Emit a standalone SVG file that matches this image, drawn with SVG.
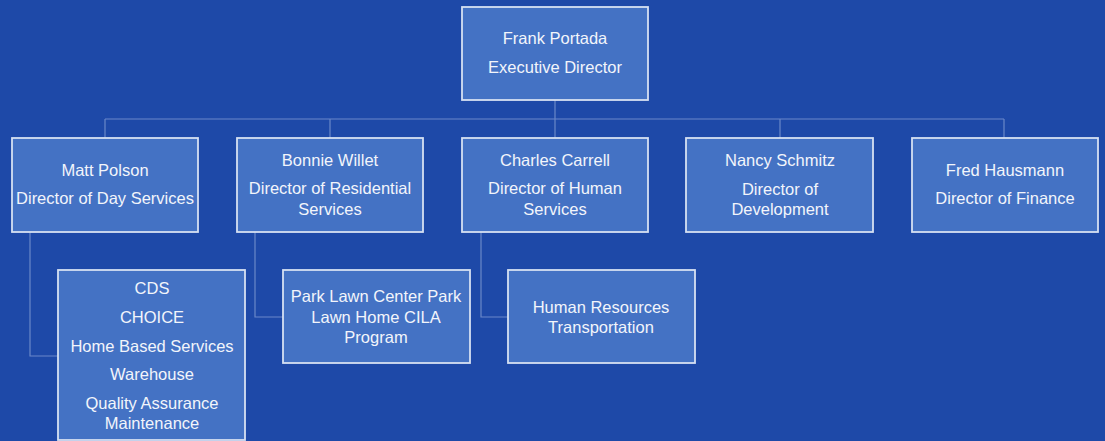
<svg xmlns="http://www.w3.org/2000/svg" width="1105" height="441" viewBox="0 0 1105 441">
<style>
.bg{fill:#1e49a8}
.box{fill:#4472c4;stroke:#d6e0f2;stroke-width:1.8}
.t{font-family:"Liberation Sans",Arial,sans-serif;font-size:16.5px;fill:#f2f5fb;text-anchor:middle}
.c{fill:none;stroke:#6a88c9;stroke-width:1.2}
</style>
<rect class="bg" x="0" y="0" width="1105" height="441"/>
<g id="connectors">
<path class="c" d="M555,100 V119 M105,119 H1004 M105,119 V138 M330,119 V138 M555,119 V138 M780,119 V138 M1004,119 V138"/>
<path class="c" d="M30,232 V356 H58"/>
<path class="c" d="M255,232 V317 H283"/>
<path class="c" d="M481,232 V317 H508"/>
</g>
<g id="frank">
<rect class="box" x="462" y="7" width="186" height="93"/>
<text class="t" x="555" y="44">Frank Portada</text>
<text class="t" x="555" y="73">Executive Director</text>
</g>
<g id="matt">
<rect class="box" x="12" y="138" width="186" height="94"/>
<text class="t" x="105" y="176">Matt Polson</text>
<text class="t" x="105" y="204">Director of Day Services</text>
</g>
<g id="bonnie">
<rect class="box" x="237" y="138" width="186" height="94"/>
<text class="t" x="330" y="166">Bonnie Willet</text>
<text class="t" x="330" y="194">Director of Residential</text>
<text class="t" x="330" y="215">Services</text>
</g>
<g id="charles">
<rect class="box" x="462" y="138" width="186" height="94"/>
<text class="t" x="555" y="166">Charles Carrell</text>
<text class="t" x="555" y="194">Director of Human</text>
<text class="t" x="555" y="215">Services</text>
</g>
<g id="nancy">
<rect class="box" x="686" y="138" width="187" height="94"/>
<text class="t" x="780" y="166">Nancy Schmitz</text>
<text class="t" x="780" y="195">Director of</text>
<text class="t" x="780" y="215">Development</text>
</g>
<g id="fred">
<rect class="box" x="912" y="138" width="186" height="94"/>
<text class="t" x="1005" y="176">Fred Hausmann</text>
<text class="t" x="1005" y="204">Director of Finance</text>
</g>
<g id="day-services">
<rect class="box" x="58" y="270" width="187" height="170"/>
<text class="t" x="152" y="294">CDS</text>
<text class="t" x="152" y="323">CHOICE</text>
<text class="t" x="152" y="352">Home Based Services</text>
<text class="t" x="152" y="380">Warehouse</text>
<text class="t" x="152" y="409">Quality Assurance</text>
<text class="t" x="152" y="429">Maintenance</text>
</g>
<g id="residential">
<rect class="box" x="283" y="270" width="187" height="93"/>
<text class="t" x="376" y="302">Park Lawn Center Park</text>
<text class="t" x="376" y="323">Lawn Home CILA</text>
<text class="t" x="376" y="343">Program</text>
</g>
<g id="human">
<rect class="box" x="508" y="270" width="187" height="93"/>
<text class="t" x="601" y="313">Human Resources</text>
<text class="t" x="601" y="333">Transportation</text>
</g>
</svg>
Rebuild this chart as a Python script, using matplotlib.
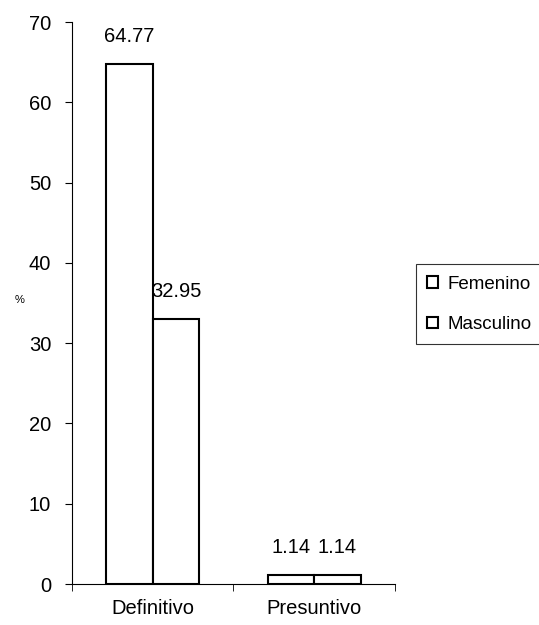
import numpy as np
import matplotlib.pyplot as plt

plt.rcParams['font.family'] = ['Liberation Sans', 'DejaVu Sans']

categories = ['Definitivo', 'Presuntivo']
series = ['Femenino', 'Masculino']
femenino = [64.77, 1.14]
masculino = [32.95, 1.14]

fig = plt.figure(figsize=(5.39, 6.25), dpi=100)
ax = fig.add_axes([0.1336, 0.0656, 0.5992, 0.8992])

x = np.arange(len(categories))
w = 0.288
b1 = ax.bar(x - w / 2, femenino, w, color='white', edgecolor='black',
            linewidth=1.5, label=series[0])
b2 = ax.bar(x + w / 2, masculino, w, color='white', edgecolor='black',
            linewidth=1.5, label=series[1])

for bars, vals in ((b1, femenino), (b2, masculino)):
    for r, v in zip(bars, vals):
        ax.annotate('%.2f' % v, (r.get_x() + r.get_width() / 2, v),
                    xytext=(0, 20), textcoords='offset points',
                    ha='center', va='center', fontsize=14.5)

ax.set_xlim(-0.5, 1.5)
ax.set_ylim(0, 70)
ax.set_yticks(range(0, 71, 10))
ax.set_xticks(x)
ax.set_xticklabels(categories, fontsize=14.5)
ax.set_xticks([-0.5, 0.5, 1.5], minor=True)
ax.tick_params(axis='x', which='major', length=0, pad=11)
ax.tick_params(axis='x', which='minor', length=5, direction='out')
ax.tick_params(axis='y', length=5, direction='out', labelsize=14.5, pad=10)

ax.spines['top'].set_visible(False)
ax.spines['right'].set_visible(False)
ax.spines['left'].set_linewidth(0.8)
ax.spines['bottom'].set_linewidth(0.8)

fig.text(0.037, 0.52, '%', fontsize=8, ha='center', va='center')

leg = fig.legend(loc='upper left', bbox_to_anchor=(0.772, 0.577),
                 fontsize=13.5, handlelength=0.55, handleheight=0.55,
                 handletextpad=0.5, borderpad=0.6, labelspacing=1.25,
                 fancybox=False, frameon=True, borderaxespad=0)
leg.get_frame().set_edgecolor('black')
leg.get_frame().set_linewidth(0.8)

fig.savefig('out.png', dpi=100)
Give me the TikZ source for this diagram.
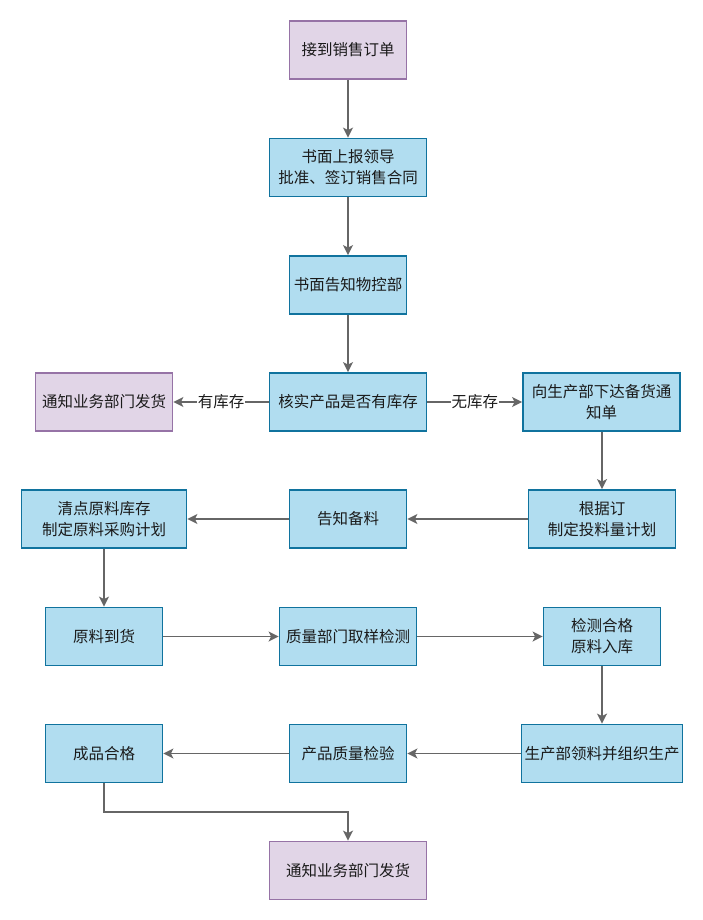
\documentclass[tikz,border=0pt]{standalone}
\usepackage{fontspec}
\newfontfamily\cjk{Noto Sans CJK SC}
\usetikzlibrary{arrows.meta}
\definecolor{bfill}{HTML}{B1DDF0}
\definecolor{bline}{HTML}{10739E}
\definecolor{pfill}{HTML}{E1D5E7}
\definecolor{pline}{HTML}{9673A6}
\definecolor{eline}{HTML}{666666}
\definecolor{tcol}{HTML}{1A1A1A}
\begin{document}
\begin{tikzpicture}[x=1pt,y=-1pt,
  box/.style={draw=bline,fill=bfill,line width=1.8pt,inner sep=0pt,align=center,
    text=tcol,font=\cjk\fontsize{15.5}{21}\selectfont},
  pbox/.style={box,draw=pline,fill=pfill},
  conn/.style={draw=eline,line width=1.8pt,-{Stealth[length=10pt,width=10pt,inset=2.5pt]}},
  lbl/.style={fill=white,inner sep=1pt,text=tcol,font=\cjk\fontsize{15.5}{18}\selectfont}]
\useasboundingbox (0,0) rectangle (703,920);
\node[pbox,minimum width=117pt,minimum height=58pt] (n1) at (348,50) {接到销售订单};
\node[box,minimum width=157pt,minimum height=58pt] (n2) at (348,167.5) {书面上报领导\\批准、签订销售合同};
\node[box,minimum width=117pt,minimum height=58pt] (n3) at (348,285) {书面告知物控部};
\node[box,minimum width=157pt,minimum height=58pt] (n4) at (348,402) {核实产品是否有库存};
\node[pbox,minimum width=137pt,minimum height=58pt] (n5) at (104,402) {通知业务部门发货};
\node[box,minimum width=157pt,minimum height=58pt] (n6) at (601.5,402) {向生产部下达备货通\\知单};
\node[box,minimum width=147pt,minimum height=58pt] (n7) at (602,519) {根据订\\制定投料量计划};
\node[box,minimum width=117pt,minimum height=58pt] (n8) at (348,519) {告知备料};
\node[box,minimum width=165pt,minimum height=58pt] (n9) at (104,519) {清点原料库存\\制定原料采购计划};
\node[box,minimum width=117pt,minimum height=58pt] (n10) at (104,636.5) {原料到货};
\node[box,minimum width=137pt,minimum height=58pt] (n11) at (348,636.5) {质量部门取样检测};
\node[box,minimum width=117pt,minimum height=58pt] (n12) at (602,636.5) {检测合格\\原料入库};
\node[box,minimum width=161pt,minimum height=58pt] (n13) at (602,753.5) {生产部领料并组织生产};
\node[box,minimum width=117pt,minimum height=58pt] (n14) at (348,753.5) {产品质量检验};
\node[box,minimum width=117pt,minimum height=58pt] (n15) at (104,753.5) {成品合格};
\node[pbox,minimum width=157pt,minimum height=58pt] (n16) at (348,870.5) {通知业务部门发货};
\draw[conn] (n1) -- (n2);
\draw[conn] (n2) -- (n3);
\draw[conn] (n3) -- (n4);
\draw[conn] (n4) -- node[lbl] {有库存} (n5);
\draw[conn] (n4) -- node[lbl] {无库存} (n6);
\draw[conn] (n6.south -| n7) -- (n7);
\draw[conn] (n7) -- (n8);
\draw[conn] (n8) -- (n9);
\draw[conn] (n9) -- (n10);
\draw[conn] (n10) -- (n11);
\draw[conn] (n11) -- (n12);
\draw[conn] (n12) -- (n13);
\draw[conn] (n13) -- (n14);
\draw[conn] (n14) -- (n15);
\coordinate (b1) at (104,812);
\coordinate (b2) at (348,812);
\draw[conn] (n15.south) -- (b1) -- (b2) -- (n16.north);
\end{tikzpicture}
\end{document}
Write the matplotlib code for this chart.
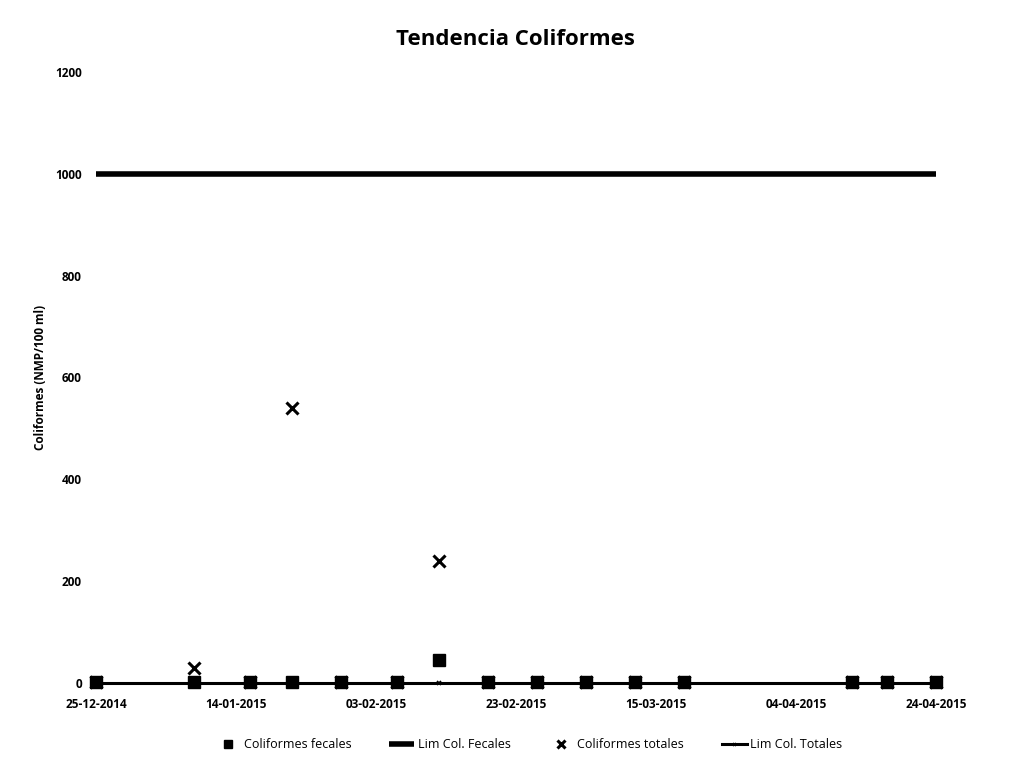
import matplotlib
matplotlib.use("Agg")
import matplotlib.pyplot as plt
import matplotlib.dates as mdates
import numpy as np
import pandas as pd

# Sampling dates and measured values (NMP/100 ml)
fechas = ["2014-12-25", "2015-01-08", "2015-01-16", "2015-01-22", "2015-01-29",
          "2015-02-06", "2015-02-12", "2015-02-19", "2015-02-26", "2015-03-05",
          "2015-03-12", "2015-03-19", "2015-04-12", "2015-04-17", "2015-04-24"]
coliformes_fecales = [2, 2, 2, 2, 2, 2, 45, 2, 2, 2, 2, 2, 2, 2, 2]
coliformes_totales = [2, 30, 2, 540, 2, 2, 240, 2, 2, 2, 2, 2, 2, 2, 2]
lim_col_fecales = [1000] * len(fechas)
lim_col_totales = [0] * len(fechas)

y_ticks = [0, 200, 400, 600, 800, 1000, 1200]
x_tick_dates = ["2014-12-25", "2015-01-14", "2015-02-03", "2015-02-23",
                "2015-03-15", "2015-04-04", "2015-04-24"]

x = pd.to_datetime(fechas)
xt = pd.to_datetime(x_tick_dates)

plt.rcParams['font.family'] = ['Open Sans', 'DejaVu Sans']

fig = plt.figure(figsize=(10.30, 7.58), dpi=100)
ax = fig.add_axes([82 / 1030, 75 / 758, 868 / 1030, 611 / 758])

ax.plot(x, lim_col_fecales, color="black", lw=4.0, solid_capstyle="butt",
        label="Lim Col. Fecales", zorder=2)
ax.plot(x, lim_col_totales, color="black", lw=2.2, marker="x", ms=3, mew=1.2,
        label="Lim Col. Totales", zorder=2, clip_on=False)
ax.plot(x, coliformes_fecales, ls="none", marker="s", ms=8, color="black",
        label="Coliformes fecales", zorder=3, clip_on=False)
ax.plot(x, coliformes_totales, ls="none", marker="x", ms=8, mew=2.2, color="black",
        label="Coliformes totales", zorder=4, clip_on=False)

ax.set_xlim(x[0] - pd.Timedelta(days=2), x[0] + pd.Timedelta(days=122))
ax.set_ylim(0, 1200)
ax.set_yticks(y_ticks)
ax.set_xticks(xt)
ax.xaxis.set_major_formatter(mdates.DateFormatter("%d-%m-%Y"))

for s in ax.spines.values():
    s.set_visible(False)
ax.tick_params(axis="both", length=0, labelsize=8.5)
ax.tick_params(axis="y", pad=0)
ax.tick_params(axis="x", pad=11)
for lbl in ax.get_xticklabels() + ax.get_yticklabels():
    lbl.set_fontweight("bold")

ax.set_ylabel("Coliformes (NMP/100 ml)", fontsize=8.5, fontweight="bold", labelpad=6)
fig.text(0.5, 0.948, "Tendencia Coliformes", ha="center", va="center",
         fontsize=16, fontweight="bold")

h, l = ax.get_legend_handles_labels()
order = [2, 0, 3, 1]
ax.legend([h[i] for i in order], [l[i] for i in order], ncol=4, frameon=False,
          loc="upper center", bbox_to_anchor=(0.515, -0.072), fontsize=9,
          handlelength=2.0, handletextpad=0.3, columnspacing=3.0, markerscale=0.7)

fig.savefig("out.png", dpi=100, facecolor="white")
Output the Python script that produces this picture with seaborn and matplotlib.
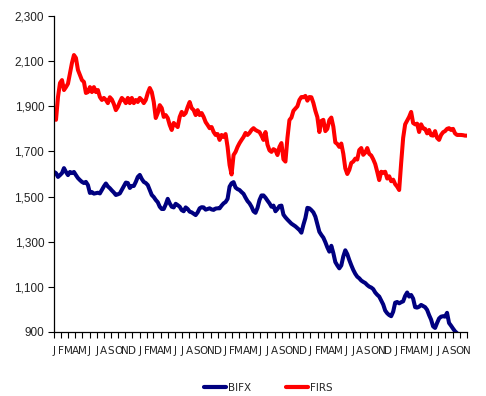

_TASK INSTRUCTIONS_. Copy every line that includes the string "chart" from the material above.

_SOLUTION BELOW_.
Rebuild this chart as a Python script, using matplotlib.
Write the matplotlib code for this chart.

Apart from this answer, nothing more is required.